As recently argued by the National Voting Rights Institute and the Prison Policy Initiative in a friend of the court brief challenging New York’s disenfranchisement policies, this counting practice illustrates how the effects of disenfranchisement extend beyond those convicted of crimes to affect entire communities not under criminal justice control. Disenfranchisement may be nominally aimed at the “guilty,” but its effects are felt as well by the innocent families and communities from which the prison population is taken, because their legislative representation is diminished by the interplay of felon disenfranchisement laws and the method of counting prisoners for redistricting purposes.

While not all states have yet received the same level of detailed study as New York, the Census counting method creates problems for democracy in virtually every state.
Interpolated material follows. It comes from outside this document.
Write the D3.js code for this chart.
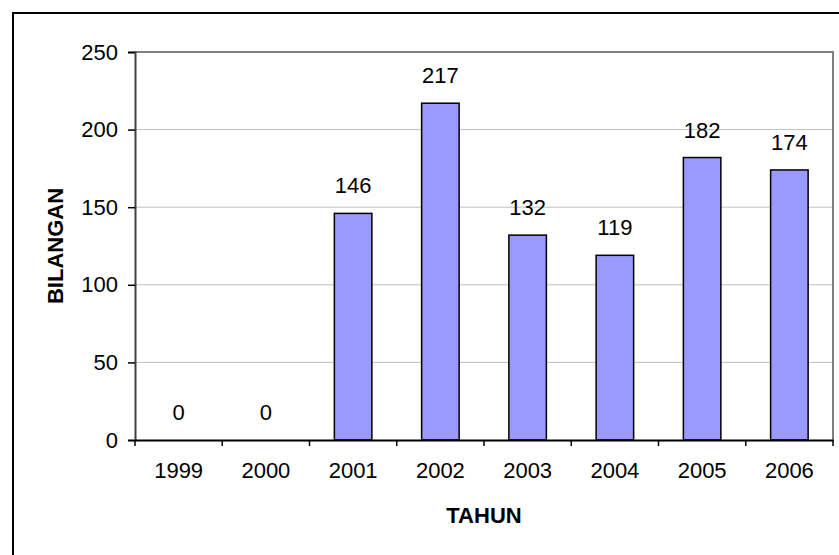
<!DOCTYPE html>
<html>
<head>
<meta charset="utf-8">
<script src="https://cdn.jsdelivr.net/npm/d3@7"></script>
<style>
  body { margin: 0; background: #fff; }
  text { font-family: "Liberation Sans", Arial, sans-serif; }
</style>
</head>
<body>
<div id="chart"></div>
<script>
// data
var years = ["1999", "2000", "2001", "2002", "2003", "2004", "2005", "2006"];
var counts = [0, 0, 146, 217, 132, 119, 182, 174];
var yTicks = [0, 50, 100, 150, 200, 250];

var width = 839, height = 555;
var plotLeft = 135, plotRight = 833, plotTop = 52, plotBottom = 440;
var fontSize = "22px";

var svg = d3.select("#chart").append("svg")
    .attr("width", width)
    .attr("height", height);

// outer frame (runs off the picture on the right and bottom)
svg.append("rect")
    .attr("x", 13).attr("y", 13)
    .attr("width", 900).attr("height", 700)
    .attr("fill", "#fff")
    .attr("stroke", "#000")
    .attr("stroke-width", 2);

var x = d3.scaleBand().domain(years).range([plotLeft, plotRight]).paddingInner(0.57).paddingOuter(0.285);
var xBand = d3.scaleBand().domain(years).range([plotLeft, plotRight]);
var y = d3.scaleLinear().domain([0, 250]).range([plotBottom, plotTop]);

// gridlines
svg.append("g").selectAll("line")
    .data(yTicks.filter(function(d) { return d > 0 && d < 250; }))
    .enter().append("line")
    .attr("x1", plotLeft).attr("x2", plotRight)
    .attr("y1", function(d) { return y(d); })
    .attr("y2", function(d) { return y(d); })
    .attr("stroke", "#c0c0c0")
    .attr("stroke-width", 1);

// plot frame top/right in gray
svg.append("path")
    .attr("d", "M" + plotLeft + "," + plotTop + "H" + plotRight + "V" + plotBottom)
    .attr("fill", "none")
    .attr("stroke", "#808080")
    .attr("stroke-width", 2);

// bars
svg.append("g").selectAll("rect")
    .data(counts)
    .enter().append("rect")
    .attr("x", function(d, i) { return x(years[i]); })
    .attr("y", function(d) { return y(d); })
    .attr("width", x.bandwidth())
    .attr("height", function(d) { return plotBottom - y(d); })
    .attr("fill", "#9999ff")
    .attr("stroke", function(d) { return d > 0 ? "#000" : "none"; })
    .attr("stroke-width", 1.5);

// value labels
svg.append("g").selectAll("text")
    .data(counts)
    .enter().append("text")
    .attr("x", function(d, i) { return x(years[i]) + x.bandwidth() / 2; })
    .attr("y", function(d) { return y(d) - 20; })
    .attr("text-anchor", "middle")
    .style("font-size", fontSize)
    .text(function(d) { return d; });

// y axis
var yAxis = svg.append("g")
    .attr("transform", "translate(" + plotLeft + ",0)")
    .call(d3.axisLeft(y).tickValues(yTicks).tickSize(7).tickPadding(10));
yAxis.select(".domain").attr("stroke", "#404040").attr("stroke-width", 2);
yAxis.selectAll(".tick line").attr("stroke", "#000").attr("stroke-width", 1.5);
yAxis.selectAll(".tick text")
    .attr("font-family", null)
    .style("font-size", fontSize)
    .attr("fill", "#000");

// x axis, ticks between categories
var xAxis = svg.append("g")
    .attr("transform", "translate(0," + plotBottom + ")")
    .call(d3.axisBottom(xBand).tickSize(0).tickPadding(22));
xAxis.select(".domain").attr("stroke", "#000").attr("stroke-width", 2);
xAxis.selectAll(".tick text")
    .attr("font-family", null)
    .style("font-size", fontSize)
    .attr("fill", "#000");
svg.append("g").selectAll("line")
    .data(d3.range(years.length + 1))
    .enter().append("line")
    .attr("x1", function(i) { return plotLeft + i * xBand.step(); })
    .attr("x2", function(i) { return plotLeft + i * xBand.step(); })
    .attr("y1", plotBottom)
    .attr("y2", plotBottom + 6)
    .attr("stroke", "#000")
    .attr("stroke-width", 1.5);

// axis titles
svg.append("text")
    .attr("x", (plotLeft + plotRight) / 2)
    .attr("y", 523)
    .attr("text-anchor", "middle")
    .style("font-size", fontSize)
    .style("font-weight", "bold")
    .text("TAHUN");

svg.append("text")
    .attr("transform", "translate(63," + (plotTop + plotBottom) / 2 + ") rotate(-90)")
    .attr("text-anchor", "middle")
    .style("font-size", fontSize)
    .style("font-weight", "bold")
    .text("BILANGAN");
</script>
</body>
</html>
Sixty percent of Illinois’ prisoners call Cook County (Chicago) home, yet 99% of the state’s prison cells are outside the County. Los Angeles County supplies 34% of California’s prisoners, yet only 3% of the state’s prisoners are incarcerated there. Philadelphia is the legal residence for 40% of Pennsylvania’s prisoners, but Philadelphia County contains no state prisons.

My “Importing Constituents: Prisoners and Political Clout” report series has applied this regional analysis down to the district level in eight states. In Texas, one rural district’s population is almost 12% prisoners. Every group of 88 residents in that district are represented in the State House as if they were 100 residents from urban Houston or Dallas. Even states with lower incarceration rates see serious distortions in their democratic processes. In one Montana district, 15% of the population is disenfranchised prisoners from other parts of the state.

Some Hopeful Signs of Change

Until recently, this was an unrecognized issue. Tracy Huling discovered the prisoner counting issue shortly before Census 2000 while preparing her groundbreaking 1999 documentary about rural prisons, “Yes In My Backyard”. While this was far too late to make a change in that Census, her work sparked interest in measuring the effects. The first “Importing Constituents” report quantified the distortions in each New York legislative district, but was not completed until shortly before the new district lines were finalized. Since then, the national Prisoners of the Census project at the Prison Policy Initiative has worked to extend this analysis to other states.

The growing interest in this issue suggests that a change in Census counting policy may be possible before the 2010 Census. Historically, the Census Bureau has proven itself very responsive to the needs of its data users, provided such issues are presented early in the Census planning process. The method of counting other special populations has changed numerous times, in each case responding to the country’s changing demographics and needs. When evolving demographics meant more college students studying far from home and more Americans living overseas, the Census policy changed in order to more accurately reflect how many Americans were living where.

Also encouraging is the work of many state-based advocates who are proposing legislation in Illinois and other states to correct how the Census Bureau counts prisoners. If the Census Bureau fails to correct this serious flaw in its data, state officials are discovering that they can take matters in to their own hands to preserve the fairness of their election districts.